- _DATA SHOWN_:
**********

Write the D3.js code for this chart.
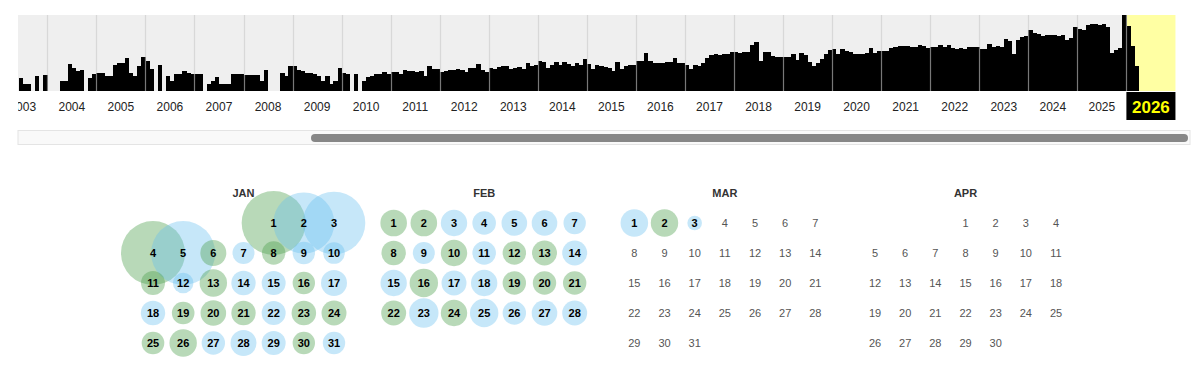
<!DOCTYPE html>
<html>
<head>
<meta charset="utf-8">
<script src="https://cdn.jsdelivr.net/npm/d3@7"></script>
<style>
	body { margin: 0; background: #fff; }
	svg { display: block; font-family: "Liberation Sans", Arial, Helvetica, sans-serif; }
</style>
</head>
<body>
<div id="chart"></div>
<script>
// sparkline: captures per month, one row per year
const sparkYears = [2003, 2004, 2005, 2006, 2007, 2008, 2009, 2010, 2011, 2012, 2013, 2014,
	2015, 2016, 2017, 2018, 2019, 2020, 2021, 2022, 2023, 2024, 2025, 2026]
const monthlyCaptures = [
	[0, 0, 0, 0, 0, 13, 7, 7, 0, 15, 0, 16],
	[0, 0, 0, 10, 10, 27, 23, 20, 21, 0, 13, 17],
	[17.7, 17.7, 14.7, 14.7, 26, 27.7, 27.7, 32.7, 17.7, 14.7, 24.7, 34],
	[30, 22.5, 0, 26, 0, 15, 10, 16.7, 16.7, 20.5, 18, 17.3],
	[16.7, 16.7, 0, 6.7, 10, 14.5, 6.7, 6.7, 6.7, 17.5, 17.5, 17.5],
	[16.5, 16.5, 16.5, 16.5, 9.7, 21.5, 0, 0, 0, 17.7, 14.7, 24.7],
	[24.7, 21, 20, 18, 18, 17, 15, 10, 14.7, 7, 9.7, 22.7],
	[18, 16.7, 0, 16.7, 0, 9.7, 13.7, 15.3, 16.7, 16.7, 19.3, 16.7],
	[18.7, 19.3, 17, 21, 20, 20, 19.5, 20, 15, 24.7, 22, 22.3],
	[18.7, 20, 21, 21, 22, 21, 19, 22.7, 22.7, 26.7, 21.3, 18.7],
	[23.3, 21.7, 24, 25.3, 24.7, 22, 23.3, 24, 22.3, 28, 25.3, 25.7],
	[30, 28.7, 23, 26, 28.7, 26, 28.7, 27, 25, 27.7, 26, 32],
	[27, 22.5, 26.5, 25.5, 24.5, 23, 20, 28.7, 22, 25, 26.5, 25.8],
	[30.5, 30, 38, 30, 28, 28, 28, 29.5, 29.5, 33.5, 28, 28],
	[25.7, 21.7, 25.7, 25.3, 28.3, 33, 36, 37, 36.5, 37.3, 37.5, 39],
	[39.5, 38.5, 39, 39.5, 46, 49.5, 30.5, 39.5, 39.5, 34.7, 34.5, 34],
	[34.3, 34, 37, 31.3, 38.5, 36, 29.3, 24.7, 28, 32.5, 37, 41.5],
	[41.7, 36.8, 42.5, 40.5, 39.2, 37, 36.8, 36.8, 38.3, 43.5, 38.2, 39.8],
	[40.5, 40.5, 43.5, 44, 44.8, 44.8, 45.5, 44.5, 43.8, 46.3, 45, 43.5],
	[44, 44, 46.5, 44, 46.5, 42.8, 41.7, 42.8, 42.5, 43.7, 44, 44],
	[42.5, 42.5, 46.7, 44, 44.7, 44.5, 52.3, 50.5, 37.2, 51.3, 53.8, 55.5],
	[61, 58.3, 56.7, 55.5, 55.7, 55.7, 55.7, 55, 56.5, 51.5, 53.3, 64.5],
	[62.5, 61.3, 66, 67, 67, 66, 67, 64, 37.7, 41, 43.5, 76],
	[64.7, 44.7, 25.5]
]
const currentYear = 2026

// calendar: captures per day ('g' = redirect / green, 'b' = ok / blue)
const calYear = 2026
const calMonths = ['JAN', 'FEB', 'MAR', 'APR']
const janCounts = [1024, 930, 980, 1024, 1024, 169, 121, 137, 125, 117, 144, 106, 188, 149, 144, 125,
	169, 149, 128, 164, 149, 144, 151, 156, 128, 188, 137, 169, 144, 125, 125]
const janTypes = ['g', 'b', 'b', 'g', 'b', 'g', 'b', 'g', 'b', 'b', 'g', 'b', 'g', 'b', 'b', 'g',
	'b', 'b', 'g', 'g', 'g', 'b', 'g', 'g', 'g', 'g', 'b', 'b', 'b', 'g', 'b']
const febCounts = [177, 177, 174, 139, 164, 164, 125, 149, 121, 174, 139, 137, 156, 156, 174, 202,
	156, 174, 137, 137, 137, 156, 216, 174, 202, 137, 164, 156]
const febTypes = ['g', 'g', 'b', 'b', 'b', 'b', 'b', 'g', 'b', 'g', 'b', 'g', 'g', 'b', 'b', 'g',
	'b', 'b', 'g', 'g', 'g', 'g', 'b', 'g', 'b', 'b', 'b', 'b']
const marCounts = [190, 188, 53]
const marTypes = ['b', 'g', 'b']
const aprCounts = []
const aprTypes = []

const monthCounts = [janCounts, febCounts, marCounts, aprCounts]
const monthTypes = [janTypes, febTypes, marTypes, aprTypes]

const svg = d3.select('#chart')
	.append('svg')
	.attr('width', 1200)
	.attr('height', 378)

//----------------------------------------------------------------- sparkline
const x = d3.scaleLinear()
	.domain([2003, 2027])
	.range([-1.75, 1175.45])

const y = d3.scaleLinear()
	.domain([0, 76])
	.range([91, 15])

svg.append('defs')
	.append('clipPath')
	.attr('id', 'spark-clip')
	.append('rect')
	.attr('x', 18)
	.attr('y', 0)
	.attr('width', 1182)
	.attr('height', 125)

const spark = svg.append('g').attr('clip-path', 'url(#spark-clip)')

spark.append('rect')
	.attr('x', x(2003))
	.attr('y', y.range()[1])
	.attr('width', x(currentYear) - x(2003))
	.attr('height', y(0) - y.range()[1])
	.attr('fill', '#efefef')

spark.append('rect')
	.attr('x', x(currentYear))
	.attr('y', y.range()[1])
	.attr('width', x(currentYear + 1) - x(currentYear))
	.attr('height', y(0) - y.range()[1])
	.attr('fill', '#ffffa3')

const bars = []
sparkYears.forEach((yr, i) => {
	monthlyCaptures[i].forEach((v, m) => {
		if (v > 0) bars.push({ yr, m, v })
	})
})

spark.selectAll('rect.bar')
	.data(bars)
	.enter()
	.append('rect')
	.attr('class', 'bar')
	.attr('shape-rendering', 'crispEdges')
	.attr('x', d => x(d.yr + d.m / 12))
	.attr('width', d => x(d.yr + (d.m + 1) / 12) - x(d.yr + d.m / 12) + 0.3)
	.attr('y', d => y(d.v))
	.attr('height', d => y(0) - y(d.v))
	.attr('fill', '#000')

spark.selectAll('line.year')
	.data(sparkYears.slice(1))
	.enter()
	.append('line')
	.attr('class', 'year')
	.attr('x1', d => Math.round(x(d)) + 0.5)
	.attr('x2', d => Math.round(x(d)) + 0.5)
	.attr('y1', y.range()[1])
	.attr('y2', y(0))
	.attr('stroke', '#c8c8c8')
	.attr('stroke-opacity', 0.6)
	.attr('stroke-width', 1.2)

spark.selectAll('text.year')
	.data(sparkYears.filter(d => d !== currentYear))
	.enter()
	.append('text')
	.attr('class', 'year')
	.attr('x', d => x(d + 0.5))
	.attr('y', 111)
	.attr('text-anchor', 'middle')
	.attr('font-size', 12)
	.attr('fill', '#222')
	.text(d => d)

spark.append('rect')
	.attr('x', x(currentYear))
	.attr('y', 92)
	.attr('width', x(currentYear + 1) - x(currentYear))
	.attr('height', 28)
	.attr('fill', '#000')

spark.append('text')
	.attr('x', x(currentYear + 0.5))
	.attr('y', 112.5)
	.attr('text-anchor', 'middle')
	.attr('font-size', 17)
	.attr('font-weight', 'bold')
	.attr('fill', '#ffff00')
	.text(currentYear)

// scrollbar
svg.append('rect')
	.attr('x', 18)
	.attr('y', 130.5)
	.attr('width', 1172)
	.attr('height', 14)
	.attr('fill', '#f9f9f9')
	.attr('stroke', '#e4e4e4')

svg.append('rect')
	.attr('x', 311)
	.attr('y', 134)
	.attr('width', 877)
	.attr('height', 8)
	.attr('rx', 4)
	.attr('fill', '#878787')

//----------------------------------------------------------------- calendar
const monthX = d3.scaleLinear().domain([0, 3]).range([153, 875])
const colX = d3.scaleLinear().domain([0, 6]).range([0, 181])
const rowY = d3.scaleLinear().domain([0, 4]).range([223, 343])
const r = d3.scaleSqrt().domain([0, 1024]).range([0, 32])
const fill = { g: 'rgba(77,160,77,0.4)', b: 'rgba(100,190,240,0.37)' }

const days = []
calMonths.forEach((name, mi) => {
	const first = new Date(calYear, mi, 1)
	const n = d3.timeDay.count(first, d3.timeMonth.offset(first, 1))
	for (let day = 1; day <= n; day++) {
		const date = new Date(calYear, mi, day)
		days.push({
			mi,
			day,
			col: date.getDay(),
			row: d3.timeWeek.count(first, date),
			count: monthCounts[mi][day - 1] || 0,
			type: monthTypes[mi][day - 1]
		})
	}
})

const cal = svg.append('g')

cal.selectAll('text.month')
	.data(calMonths)
	.enter()
	.append('text')
	.attr('class', 'month')
	.attr('x', (d, i) => monthX(i) + colX(3))
	.attr('y', 197)
	.attr('text-anchor', 'middle')
	.attr('font-size', 11)
	.attr('font-weight', 'bold')
	.attr('fill', '#333')
	.text(d => d)

cal.selectAll('circle')
	.data(days.filter(d => d.count > 0))
	.enter()
	.append('circle')
	.attr('cx', d => monthX(d.mi) + colX(d.col))
	.attr('cy', d => rowY(d.row))
	.attr('r', d => r(d.count))
	.attr('fill', d => fill[d.type])

cal.selectAll('text.day')
	.data(days)
	.enter()
	.append('text')
	.attr('class', 'day')
	.attr('x', d => monthX(d.mi) + colX(d.col))
	.attr('y', d => rowY(d.row))
	.attr('dy', '0.36em')
	.attr('text-anchor', 'middle')
	.attr('font-size', 11)
	.attr('font-weight', d => d.count > 0 ? 'bold' : 'normal')
	.attr('fill', d => d.count > 0 ? '#000' : '#555')
	.text(d => d.day)
</script>
</body>
</html>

**********

- _TASK DESCRIPTION_:
Return only the number of lines in the data above that include the word "chart".

- _WRITTEN SOLUTION_:
3